Given request
Starting at the first line of the listing below, retype each line up to and including the one that contains "(sbarB.south |- bottom);". Leave pictures out.

Data

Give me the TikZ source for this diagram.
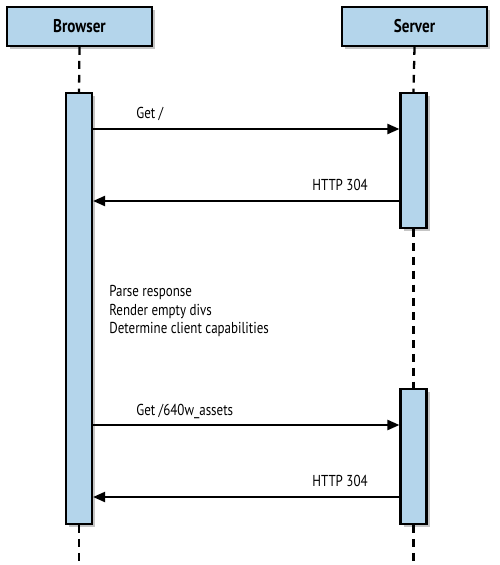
\documentclass[tikz,border=0pt]{standalone}
\usepackage{fontspec}
\setmainfont{PT Sans}[FakeStretch=0.82]
\usetikzlibrary{arrows.meta,shadows}
\definecolor{BarClr}{RGB}{180,213,235}

\tikzset{
  headbox/.style={draw=black,line width=1.2pt,fill=BarClr,minimum width=2.9cm,minimum height=0.78cm,
    font=\fontsize{10.5}{12}\selectfont\bfseries,drop shadow={shadow xshift=0.06cm,shadow yshift=-0.06cm,fill=black!45}},
  actbar/.style={draw=black,line width=1.2pt,fill=BarClr,minimum width=0.52cm,inner sep=0pt,
    drop shadow={shadow xshift=0.06cm,shadow yshift=-0.06cm,fill=black!45}},
  lifeline/.style={line width=1.3pt,dash pattern=on 4.5pt off 3.4pt},
  msg/.style={line width=1.2pt,-{Triangle[length=0.24cm,width=0.2cm]}},
  msglabel/.style={inner sep=0pt,font=\fontsize{9}{10.5}\selectfont}
}

\begin{document}
\begin{tikzpicture}[x=0.02cm,y=-0.02cm]
\useasboundingbox (0,0) rectangle (500,565);

\node[headbox] (browser) at (79.5,26.5) {Browser};
\node[headbox] (server) at (414.5,26.5) {Server};

\node[actbar,minimum height=8.62cm] (bbar) at (79,308.5) {};
\node[actbar,minimum height=2.7cm] (sbarA) at (413.5,160.5) {};
\node[actbar,minimum height=2.7cm] (sbarB) at (413.5,456.5) {};

\coordinate (bottom) at (0,565);
\draw[lifeline] (browser.south) -- (bbar.north);
\draw[lifeline] (bbar.south) -- (bbar.south |- bottom);
\draw[lifeline] (server.south) -- (sbarA.north);
\draw[lifeline] (sbarA.south) -- (sbarB.north);
\draw[lifeline] (sbarB.south) -- (sbarB.south |- bottom);

% messages
\coordinate (m1) at (0,129);
\coordinate (m2) at (0,201);
\coordinate (m3) at (0,425);
\coordinate (m4) at (0,497);
\draw[msg] (bbar.east |- m1) -- (sbarA.west |- m1);
\draw[msg] (sbarA.west |- m2) -- (bbar.east |- m2);
\draw[msg] (bbar.east |- m3) -- (sbarB.west |- m3);
\draw[msg] (sbarB.west |- m4) -- (bbar.east |- m4);

\node[msglabel,anchor=base west] (getroot) at (136,118) {Get /};
\node[msglabel,anchor=base east] (okA) at (368,190) {HTTP 304};
\node[msglabel,anchor=base west] (getassets) at (136,415) {Get /640w\_assets};
\node[msglabel,anchor=base east] (okB) at (368,486) {HTTP 304};

\node[msglabel,anchor=west,align=left] (steps) at (109,311)
  {Parse response\\Render empty divs\\Determine client capabilities};

\end{tikzpicture}
\end{document}
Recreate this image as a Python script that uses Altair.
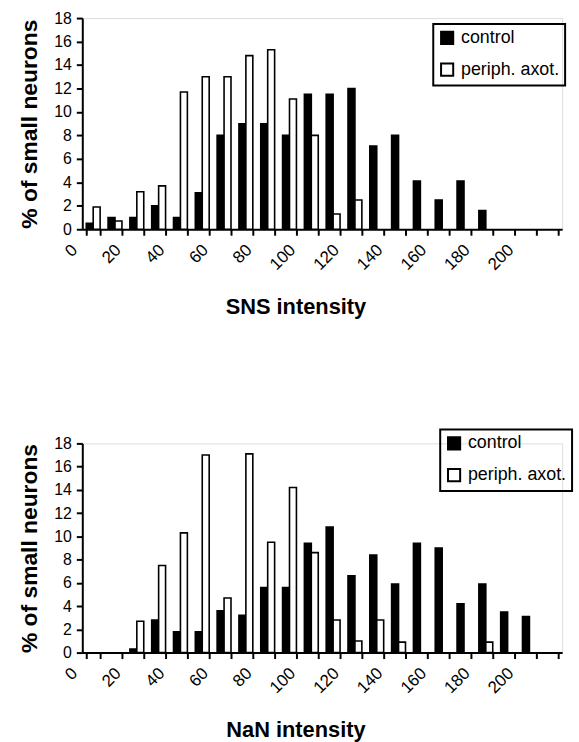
import altair as alt
import pandas as pd

bins = list(range(0, 220, 10))
groups = ["control", "periph. axot."]

sns_control = [0.5, 1.0, 1.0, 2.0, 1.0, 3.1, 8.0, 9.0, 9.0, 8.0, 11.5, 11.5, 12.0, 7.1, 8.0, 4.1, 2.5, 4.1, 1.6, 0, 0, 0]
sns_periph = [1.9, 0.7, 3.2, 3.7, 11.7, 13.0, 13.0, 14.8, 15.3, 11.1, 8.0, 1.3, 2.5, 0, 0, 0, 0, 0, 0, 0, 0, 0]
nan_control = [0, 0, 0.3, 2.8, 1.8, 1.8, 3.6, 3.2, 5.6, 5.6, 9.4, 10.8, 6.6, 8.4, 5.9, 9.4, 9.0, 4.2, 5.9, 3.5, 3.1, 0]
nan_periph = [0, 0, 2.7, 7.5, 10.3, 17.0, 4.7, 17.1, 9.5, 14.2, 8.6, 2.8, 1.0, 2.8, 0.9, 0, 0, 0, 0.9, 0, 0, 0]

y_ticks = list(range(0, 20, 2))
FONT = "Liberation Sans"


def panel(control, periph, xtitle, h, lx, ly):
    df = pd.DataFrame({
        "bin": bins + bins,
        "value": control + periph,
        "group": [groups[0]] * len(bins) + [groups[1]] * len(bins),
    })
    df = df[df["value"] > 0]
    return alt.Chart(df).mark_bar(stroke="black", strokeWidth=1.6).encode(
        x=alt.X(
            "bin:O",
            scale=alt.Scale(domain=bins, paddingInner=0.364, paddingOuter=0.182),
            axis=alt.Axis(
                title=xtitle,
                labelExpr="datum.value % 20 == 0 ? datum.label : ''",
                labelAngle=-45,
                labelAlign="right",
                labelBaseline="middle",
                labelOffset=-19,
                labelPadding=12,
                labelFontSize=17,
                tickBand="extent",
                tickSize=6,
                tickWidth=2,
                domainWidth=2,
                titleFontSize=22,
                titleFontWeight="bold",
                titleX=215,
                titleY=78,
                titleBaseline="middle",
            ),
        ),
        xOffset=alt.XOffset("group:N", scale=alt.Scale(domain=groups, paddingInner=0, paddingOuter=0)),
        y=alt.Y(
            "value:Q",
            scale=alt.Scale(domain=[0, 18], nice=False),
            axis=alt.Axis(
                title="% of small neurons",
                values=y_ticks,
                labelFontSize=16,
                labelPadding=5,
                tickSize=6,
                tickWidth=2,
                domainWidth=2,
                titleFontSize=23,
                titleFontWeight="bold",
                titlePadding=12,
                grid=False,
            ),
        ),
        fill=alt.Fill(
            "group:N",
            scale=alt.Scale(domain=groups, range=["black", "white"]),
            legend=alt.Legend(
                title=None,
                orient="none",
                legendX=lx,
                legendY=ly,
                symbolType="square",
                symbolSize=150,
                symbolStrokeColor="black",
                symbolStrokeWidth=2,
                labelFontSize=18,
                labelOffset=5,
                rowPadding=10,
                padding=5,
                strokeColor="black",
            ),
        ),
    ).properties(width=484, height=h)


top = panel(sns_control, sns_periph, "SNS intensity", 213, 354, 6)
bottom = panel(nan_control, nan_periph, "NaN intensity", 211, 361, -14)

chart = alt.vconcat(top, bottom, spacing=110).resolve_scale(fill="independent").properties(
    padding={"left": 18, "top": 6, "right": 5, "bottom": 5}
).configure_view(stroke=None).configure(font=FONT).configure_axis(
    domainColor="black", tickColor="black", labelColor="black", titleColor="black"
).configure_legend(labelColor="black", strokeWidth=2)

chart.save("out.html", embed_options={"renderer": "svg", "actions": False})
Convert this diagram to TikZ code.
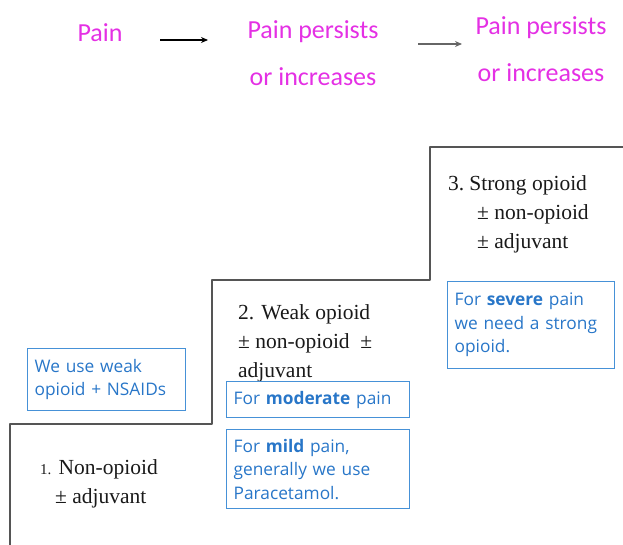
\documentclass[tikz,border=0pt]{standalone}
\usepackage{fontspec}
\setmainfont{Liberation Serif}
\newfontfamily\headfont{Carlito}
\newfontfamily\notefont{Open Sans}
\usetikzlibrary{arrows.meta,calc}
\definecolor{mag}{RGB}{228,48,228}
\definecolor{notetext}{RGB}{40,118,200}
\definecolor{noteline}{RGB}{70,145,215}
\definecolor{stairline}{RGB}{85,85,85}
\tikzset{
  head/.style={text=mag, font=\headfont\fontsize{26}{47}\selectfont, align=center, inner sep=0pt},
  flowarrow/.style={-{Stealth[length=7pt,width=6pt]}, line width=1.4pt},
  steptext/.style={font=\fontsize{21.5}{29}\selectfont, align=left, inner sep=0pt, anchor=north west, text=black!90},
  notebox/.style={draw=noteline, line width=1.3pt, text=notetext, font=\notefont\fontsize{17.3}{23.5}\selectfont,
     align=left, anchor=north west, inner xsep=7pt, inner ysep=0pt},
  stairs/.style={draw=stairline, line width=2pt, line join=round}
}
\begin{document}
\begin{tikzpicture}[x=1pt,y=-1pt]
\useasboundingbox (0,0) rectangle (623,544);
% header
\node[head] (pain) at (100,33) {Pain};
\node[head] (pp1) at (313,53) {Pain persists\\or increases};
\node[head] (pp2) at (541,49) {Pain persists\\or increases};
\coordinate (a1s) at (160,40);
\coordinate (a1e) at (208,40);
\coordinate (a2s) at (418,44);
\coordinate (a2e) at (462,44);
\draw[flowarrow, black] (a1s) -- (a1e);
\draw[flowarrow, black!60, line width=2pt] (a2s) -- (a2e);
% stairs
\coordinate (s0) at (10,546);
\coordinate (s1) at (10,424);
\coordinate (s2) at (212,424);
\coordinate (s3) at (212,280);
\coordinate (s4) at (430,280);
\coordinate (s5) at (430,147);
\coordinate (s6) at (625,147);
\draw[stairs] (s0) -- (s1) -- (s2) -- (s3) -- (s4) -- (s5) -- (s6);
% step texts
\node[steptext] (st3) at (448,175) {3.\hspace{5pt}Strong opioid\\\hspace*{29pt}\textpm\ non-opioid\\\hspace*{29pt}\textpm\ adjuvant};
\node[steptext] (st2) at (238,304) {2. Weak opioid\\\textpm\ non-opioid \ \textpm\\adjuvant};
\node[steptext] (st1) at (40,459) {{\fontsize{15}{29}\selectfont 1.} Non-opioid\\\hspace*{15pt}\textpm\ adjuvant};
% notes
\node[notebox, text width=144pt, minimum height=62pt] (n1) at (27,348) {We use weak\\opioid + NSAIDs};
\node[notebox, text width=169pt, minimum height=36pt] (n2) at (226,381) {For \textbf{moderate} pain};
\node[notebox, text width=169pt, minimum height=79pt] (n3) at (226,429) {For \textbf{mild} pain,\\generally we use\\Paracetamol.};
\node[notebox, text width=153pt, minimum height=87pt] (n4) at (447,281) {For \textbf{severe} pain\\we need a strong\\opioid.};
\end{tikzpicture}
\end{document}
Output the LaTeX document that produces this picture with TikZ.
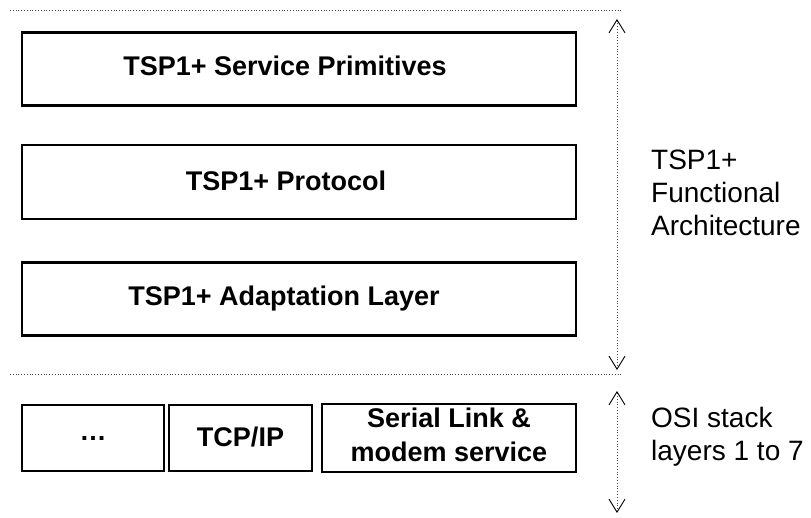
\documentclass[tikz,border=0pt]{standalone}
\usepackage{fontspec}
\setmainfont{Liberation Sans}
\usetikzlibrary{arrows.meta}
\begin{document}
\begin{tikzpicture}[x=1pt,y=-1pt,
  box/.style={draw=black,line width=2.2pt,fill=white,inner sep=0pt,align=center,
    font=\fontsize{27}{34}\selectfont\bfseries},
  sep/.style={draw=black!70,line width=0.8pt,dotted},
  span/.style={draw=black!70,line width=0.8pt,dotted,
    {Straight Barb[length=13pt,width=16pt,line width=0.9pt,black]}-{Straight Barb[length=13pt,width=16pt,line width=0.9pt,black]}},
  lbl/.style={anchor=west,align=left,inner sep=0pt,font=\fontsize{28}{33}\selectfont}]
\useasboundingbox (0,0) rectangle (811,517);
\coordinate (l1a) at (10,10);
\coordinate (l1b) at (621,10);
\coordinate (l2a) at (10,374);
\coordinate (l2b) at (621,374);
\draw[sep] (l1a) -- (l1b);
\draw[sep] (l2a) -- (l2b);
\node[box,minimum width=554pt,minimum height=73pt] (sp) at (299,69) {\hspace*{-28pt}\raisebox{7pt}{TSP1+ Service Primitives}};
\node[box,minimum width=554pt,minimum height=74pt] (pr) at (299,182) {\hspace*{-26pt}\raisebox{2pt}{TSP1+ Protocol}};
\node[box,minimum width=554pt,minimum height=73pt] (ad) at (299,299) {\hspace*{-30pt}\raisebox{-5pt}{TSP1+ Adaptation Layer}};
\node[box,minimum width=142pt,minimum height=66pt] (dots) at (93,438) {\raisebox{-3pt}{…}};
\node[box,minimum width=143pt,minimum height=66pt] (tcp) at (240.5,438) {\raisebox{2pt}{TCP/IP}};
\node[box,minimum width=254pt,minimum height=66pt] (ser) at (449,438) {\raisebox{3pt}{\begin{tabular}{@{}c@{}}Serial Link \&\\modem service\end{tabular}}};
\coordinate (a1t) at (617,19);
\coordinate (a1b) at (617,370);
\coordinate (a2t) at (617,391);
\coordinate (a2b) at (617,513);
\draw[span] (a1b) -- (a1t);
\draw[span] (a2b) -- (a2t);
\node[lbl] (fa) at (651,193) {TSP1+\\Functional\\Architecture};
\node[lbl] (osi) at (651,437) {OSI stack\\layers 1 to 7};
\end{tikzpicture}
\end{document}
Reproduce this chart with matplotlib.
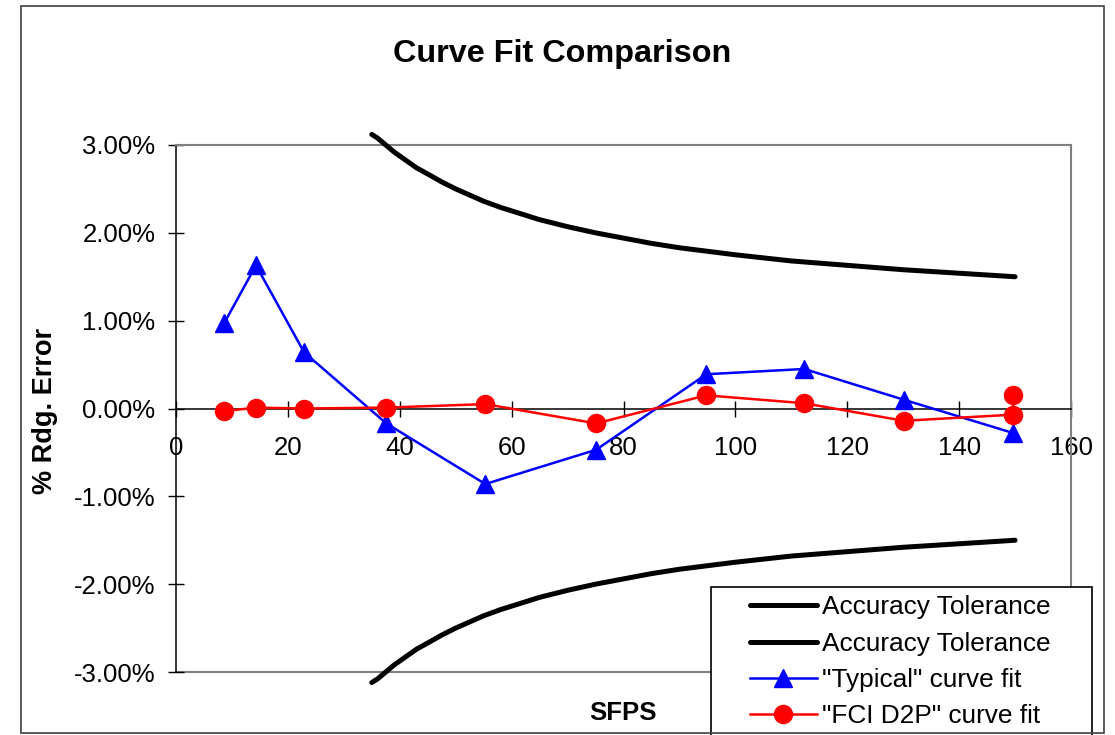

Task solution
Give me the TikZ source for this diagram.
\documentclass[tikz,border=0pt]{standalone}
\usepackage{fontspec}
\setmainfont{PT Sans}[FakeStretch=0.82]
\usetikzlibrary{arrows.meta,shadows}
\definecolor{BarClr}{RGB}{180,213,235}

\tikzset{
  headbox/.style={draw=black,line width=1.2pt,fill=BarClr,minimum width=2.9cm,minimum height=0.78cm,
    font=\fontsize{10.5}{12}\selectfont\bfseries,drop shadow={shadow xshift=0.06cm,shadow yshift=-0.06cm,fill=black!45}},
  actbar/.style={draw=black,line width=1.2pt,fill=BarClr,minimum width=0.52cm,inner sep=0pt,
    drop shadow={shadow xshift=0.06cm,shadow yshift=-0.06cm,fill=black!45}},
  lifeline/.style={line width=1.3pt,dash pattern=on 4.5pt off 3.4pt},
  msg/.style={line width=1.2pt,-{Triangle[length=0.24cm,width=0.2cm]}},
  msglabel/.style={inner sep=0pt,font=\fontsize{9}{10.5}\selectfont}
}

\begin{document}
\begin{tikzpicture}[x=0.02cm,y=-0.02cm]
\useasboundingbox (0,0) rectangle (500,565);

\node[headbox] (browser) at (79.5,26.5) {Browser};
\node[headbox] (server) at (414.5,26.5) {Server};

\node[actbar,minimum height=8.62cm] (bbar) at (79,308.5) {};
\node[actbar,minimum height=2.7cm] (sbarA) at (413.5,160.5) {};
\node[actbar,minimum height=2.7cm] (sbarB) at (413.5,456.5) {};

\coordinate (bottom) at (0,565);
\draw[lifeline] (browser.south) -- (bbar.north);
\draw[lifeline] (bbar.south) -- (bbar.south |- bottom);
\draw[lifeline] (server.south) -- (sbarA.north);
\draw[lifeline] (sbarA.south) -- (sbarB.north);
\draw[lifeline] (sbarB.south) -- (sbarB.south |- bottom);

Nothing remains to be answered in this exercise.